My father in the Home Guard
The mobilising of civilians to defend our country included the formation of organisations such as the Civil Defence, the Land Army and the Home Guard. My father was just old enough to serve in the First World War at the age of 18. Being born in 1900, it was the last year of the war and thankfully he did not fight in the trenches in France. He did, however, serve in the cavalry regiment. By the time the Second World War broke out he was too old to be called up but he was proud to serve in the Home Guard, first as a sergeant and later as a second lieutenant. .

Initially the Home Guard had no uniforms but gradually they were kitted out and issued with weapons. I still have his leather-covered baton which all army officers had to carry with them. I also have a small pocket book in which Father wrote down in meticulous detail other aspects of weapon training including how to strip down and reassemble a Bren Gun, a procedure I was to experience some years later when doing my National Service.

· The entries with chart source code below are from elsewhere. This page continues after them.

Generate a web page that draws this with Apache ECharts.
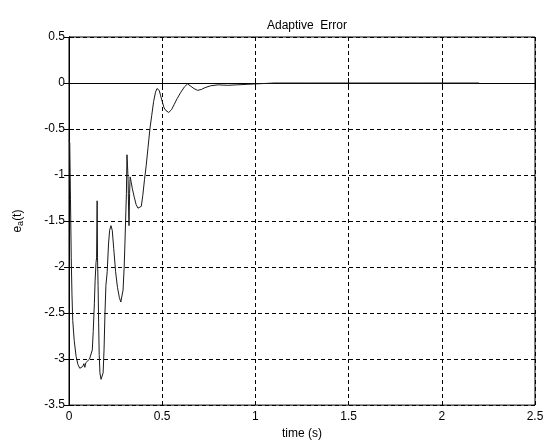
<!DOCTYPE html>
<html>
<head>
<meta charset="utf-8">
<script src="https://cdn.jsdelivr.net/npm/echarts@6/dist/echarts.min.js"></script>
<style>
  html, body { margin: 0; padding: 0; background: #fff; }
  #chart { width: 549px; height: 445px; }
</style>
</head>
<body>
<div id="chart"></div>
<script>
// Adaptive error e_a(t) over time
const timeS = [
  0, 0.004, 0.008, 0.012, 0.016, 0.02, 0.028, 0.038, 0.048, 0.058,
  0.066, 0.074, 0.08, 0.085, 0.09, 0.1, 0.11, 0.118, 0.125, 0.13,
  0.136, 0.14, 0.145, 0.148, 0.151, 0.153, 0.156, 0.159, 0.162, 0.166,
  0.172, 0.178, 0.183, 0.188, 0.193, 0.198, 0.205, 0.212, 0.218, 0.225,
  0.232, 0.24, 0.25, 0.26, 0.27, 0.278, 0.285, 0.29, 0.296, 0.3,
  0.305, 0.308, 0.311, 0.314, 0.317, 0.32, 0.322, 0.325, 0.328, 0.334,
  0.34, 0.35, 0.36, 0.37, 0.38, 0.388, 0.396, 0.405, 0.414, 0.424,
  0.434, 0.444, 0.454, 0.464, 0.472, 0.478, 0.484, 0.492, 0.5, 0.51,
  0.52, 0.535, 0.55, 0.565, 0.58, 0.6, 0.62, 0.636, 0.65, 0.67,
  0.69, 0.71, 0.73, 0.76, 0.8, 0.85, 0.9, 0.95, 1.0, 1.05,
  1.1, 1.3, 1.6, 1.9, 2.2
];
const errorA = [
  -0.62, -0.65, -1.27, -1.9, -2.3, -2.58, -2.8, -2.97, -3.06, -3.10,
  -3.11, -3.08, -3.05, -3.09, -3.04, -3.02, -3.00, -2.98, -2.9, -2.7,
  -2.4, -2.15, -1.95, -1.9, -1.28, -1.9, -2.2, -2.6, -2.95, -3.15,
  -3.22, -3.23, -3.15, -2.9, -2.5, -2.2, -2.05, -1.75, -1.6, -1.55,
  -1.6, -1.8, -2.05, -2.22, -2.33, -2.38, -2.36, -2.25, -2.0, -1.75,
  -1.4, -1.2, -0.78, -0.9, -1.05, -1.4, -1.55, -1.2, -1.02, -1.08,
  -1.15, -1.24, -1.32, -1.36, -1.37, -1.34, -1.22, -1.05, -0.9, -0.7,
  -0.5, -0.35, -0.2, -0.1, -0.06, -0.05, -0.08, -0.14, -0.2, -0.27,
  -0.3, -0.32, -0.29, -0.23, -0.17, -0.1, -0.04, -0.01, -0.03, -0.06,
  -0.08, -0.07, -0.05, -0.03, -0.02, -0.025, -0.02, -0.015, -0.01, -0.005,
  0, 0, 0, 0, 0
];
const xTicks = [0, 0.5, 1, 1.5, 2, 2.5];
const yTicks = [-3.5, -3, -2.5, -2, -1.5, -1, -0.5, 0, 0.5];

const FONT = 'Liberation Sans, Arial, sans-serif';
const grid = { left: 69, right: 14, top: 37, bottom: 37 };

const labelFmt = v => String(v);
const dashed = { show: true, lineStyle: { color: '#000', type: [4, 3], width: 1 } };
const boxTick = { show: true, inside: true, length: 5, lineStyle: { color: '#000' } };

const chart = echarts.init(document.getElementById('chart'), null, { renderer: 'canvas' });
chart.setOption({
  backgroundColor: '#fff',
  animation: false,
  title: {
    text: 'Adaptive  Error',
    left: 69 + (549 - 69 - 14) / 2,
    textAlign: 'center',
    top: 15,
    textStyle: { fontFamily: FONT, fontSize: 12, fontWeight: 'normal', color: '#000' }
  },
  grid: Object.assign({ show: true, borderColor: '#000', borderWidth: 1, backgroundColor: '#fff' }, grid),
  xAxis: [{
    type: 'value',
    min: xTicks[0], max: xTicks[xTicks.length - 1], interval: 0.5,
    axisLine: { show: true, lineStyle: { color: '#000' } },
    axisTick: boxTick,
    splitLine: dashed,
    axisLabel: { color: '#000', fontFamily: FONT, fontSize: 12, margin: 6, formatter: labelFmt },
    name: 'time (s)',
    nameLocation: 'middle',
    nameGap: 21,
    nameTextStyle: { color: '#000', fontFamily: FONT, fontSize: 12 }
  }, {
    type: 'value', position: 'top',
    min: xTicks[0], max: xTicks[xTicks.length - 1], interval: 0.5,
    axisLine: { show: true, lineStyle: { color: '#000' } },
    axisTick: boxTick,
    splitLine: { show: false }, axisLabel: { show: false }
  }],
  yAxis: [{
    type: 'value',
    min: yTicks[0], max: yTicks[yTicks.length - 1], interval: 0.5,
    axisLine: { show: true, lineStyle: { color: '#000' } },
    axisTick: boxTick,
    splitLine: dashed,
    axisLabel: { color: '#000', fontFamily: FONT, fontSize: 12, margin: 4, formatter: labelFmt },
    name: '{n|e}{s|a}{n|(t)}',
    nameLocation: 'middle',
    nameRotate: 90,
    nameGap: 44,
    nameTextStyle: {
      color: '#000', fontFamily: FONT, fontSize: 12,
      rich: {
        n: { fontFamily: FONT, fontSize: 12, color: '#000' },
        s: { fontFamily: FONT, fontSize: 9, color: '#000', padding: [6, 0, 0, 0] }
      }
    }
  }, {
    type: 'value', position: 'right',
    min: yTicks[0], max: yTicks[yTicks.length - 1], interval: 0.5,
    axisLine: { show: true, lineStyle: { color: '#000' } },
    axisTick: boxTick,
    splitLine: { show: false }, axisLabel: { show: false }
  }],
  series: [{
    type: 'line',
    xAxisIndex: 0, yAxisIndex: 0,
    data: timeS.map((t, i) => [t, errorA[i]]),
    showSymbol: false,
    symbol: 'none',
    lineStyle: { color: '#1a1a1a', width: 1 },
    z: 5
  }]
});
</script>
</body>
</html>
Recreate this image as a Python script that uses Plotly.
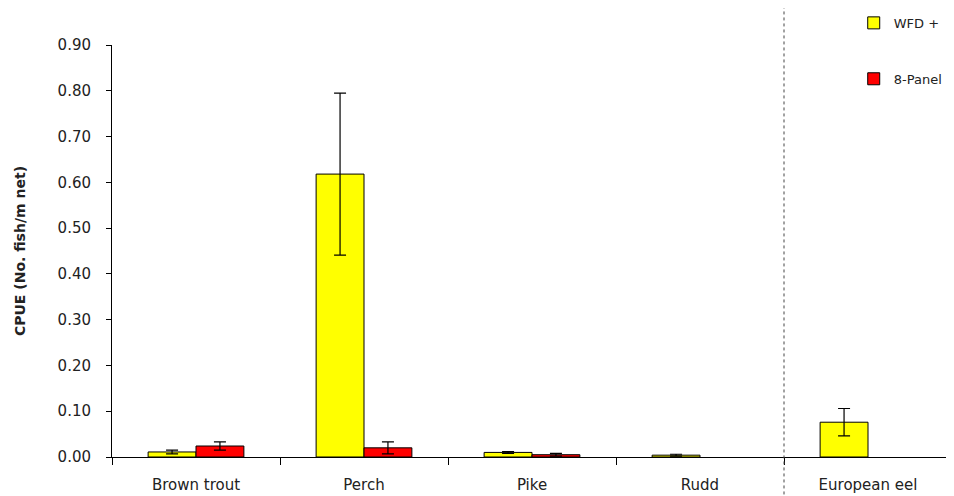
import plotly.graph_objects as go

categories = ["Brown trout", "Perch", "Pike", "Rudd", "European eel"]
wfd_values = [0.011, 0.618, 0.010, 0.004, 0.076]
wfd_errors = [0.004, 0.177, 0.002, 0.002, 0.030]
panel_values = [0.024, 0.020, 0.005, None, None]
panel_errors = [0.009, 0.013, 0.003, None, None]
y_ticks = [0.0, 0.1, 0.2, 0.3, 0.4, 0.5, 0.6, 0.7, 0.8, 0.9]

FONT = "DejaVu Sans"

fig = go.Figure()
fig.add_trace(go.Bar(
    name="WFD +", x=categories, y=wfd_values,
    marker=dict(color="#FFFF00", line=dict(color="black", width=1)),
    error_y=dict(type="data", array=wfd_errors, color="black", thickness=1.2, width=6),
    legendgroup="a",
))
fig.add_trace(go.Bar(
    name="8-Panel", x=categories, y=panel_values,
    marker=dict(color="#FF0000", line=dict(color="black", width=1)),
    error_y=dict(type="data", array=panel_errors, color="black", thickness=1.2, width=6),
    legendgroup="b",
))

fig.add_shape(type="line", xref="x", yref="paper", x0=3.5, x1=3.5, y0=-0.12, y1=1.1,
              line=dict(color="#444444", width=1, dash="dot"))

fig.update_layout(
    width=954, height=496,
    margin=dict(l=104, r=10, t=37, b=47, autoexpand=False),
    paper_bgcolor="white", plot_bgcolor="white",
    barmode="group", bargap=0.43, bargroupgap=0,
    font=dict(family=FONT, size=13, color="#222222"),
    showlegend=True,
    legend=dict(x=0.883, y=1.09, xanchor="left", yanchor="top", tracegroupgap=36,
                font=dict(family=FONT, size=13), bgcolor="rgba(0,0,0,0)"),
    xaxis=dict(showline=True, linecolor="black", linewidth=1, ticks="outside",
               tickson="boundaries", ticklen=7, tickcolor="black",
               ticklabelstandoff=14,
               tickfont=dict(family=FONT, size=15)),
    yaxis=dict(range=[0, 0.9], tickvals=y_ticks, tickformat=".2f", showgrid=False,
               showline=True, linecolor="black", linewidth=1, ticks="outside",
               ticklen=5, tickcolor="black", zeroline=False,
               ticklabelstandoff=12,
               title=dict(text="<b>CPUE (No. fish/m net)</b>", font=dict(family=FONT, size=14), standoff=28),
               tickfont=dict(family=FONT, size=15)),
)

fig.write_html("out.html")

Before they were armed I remember my father and his Home Guard soldiers carrying out team-building exercises to somehow simulate warfare practices. They gathered two teams either side of a small river. One team would use pitchforks to throw discarded sugar beet from the fields over the river to try and attack the other team. Sounds just the sort of thing that could have been scripted for the Dad's Army sitcom from the 1970s.

How my father relished his 'Dad's Army'. I remember him proudly demonstrating how to fire a 303 rifle in the living room, followed by cleaning the barrel with a 'pull-through' (wadding on the end of a cord). A final inspection looking up the barrel led to him swinging the rifle towards the ceiling and smashing through the glass light fitting.

Silence was followed by him saying,

"I never liked that light fitting anyway."